Paper detail

Ramsey-goodness -- and otherwise

A celebrated result of Chvátal, Rödl, Szemerédi and Trotter states (in slightly weakened form) that, for every natural number $Δ$, there is a constant $r_Δ$ such that, for any connected $n$-vertex graph $G$ with maximum degree $Δ$, the Ramsey number $R(G,G)$ is at most $r_Δn$, provided $n$ is sufficiently large. In 1987, Burr made a strong conjecture implying that one may take $r_Δ= Δ$. However, Graham, Rödl and Ruciński showed, by taking $G$ to be a suitable expander graph, that necessarily $r_Δ> 2^{cΔ}$ for some constant $c>0$. We show that the use of expanders is essential: if we impose the additional restriction that the bandwidth of $G$ be at most some function $β(n) = o(n)$, then $R(G,G) \le (2χ(G)+4)n\leq (2Δ+6)n$, i.e., $r_Δ= 2Δ+6$ suffices.

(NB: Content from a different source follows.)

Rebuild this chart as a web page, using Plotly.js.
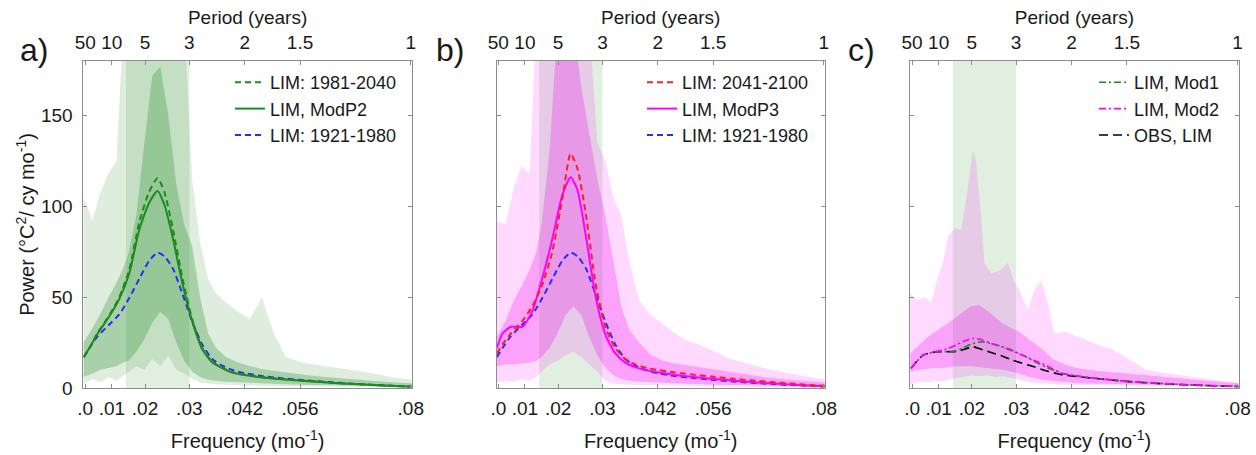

On the other hand, we show that Burr's conjecture itself fails even for $P_n^k$, the $k$th power of a path $P_n$. Brandt showed that for any $c$, if $Δ$ is sufficiently large, there are connected $n$-vertex graphs $G$ with $Δ(G)\leqΔ$ but $R(G,K_3)>cn$. We show that, given $Δ$ and $H$, there are $β>0$ and $n_0$ such that, if $G$ is a connected graph on $n\ge n_0$ vertices with maximum degree at most $Δ$ and bandwidth at most $βn$, then we have $R(G,H)=(χ(H)-1)(n-1)+σ(H)$, where $σ(H)$ is the smallest size of any part in any $χ(H)$-partition of $H$. We also show that the same conclusion holds without any restriction on the maximum degree of $G$ if the bandwidth of $G$ is at most $ε(H) \log n/\log\log n$.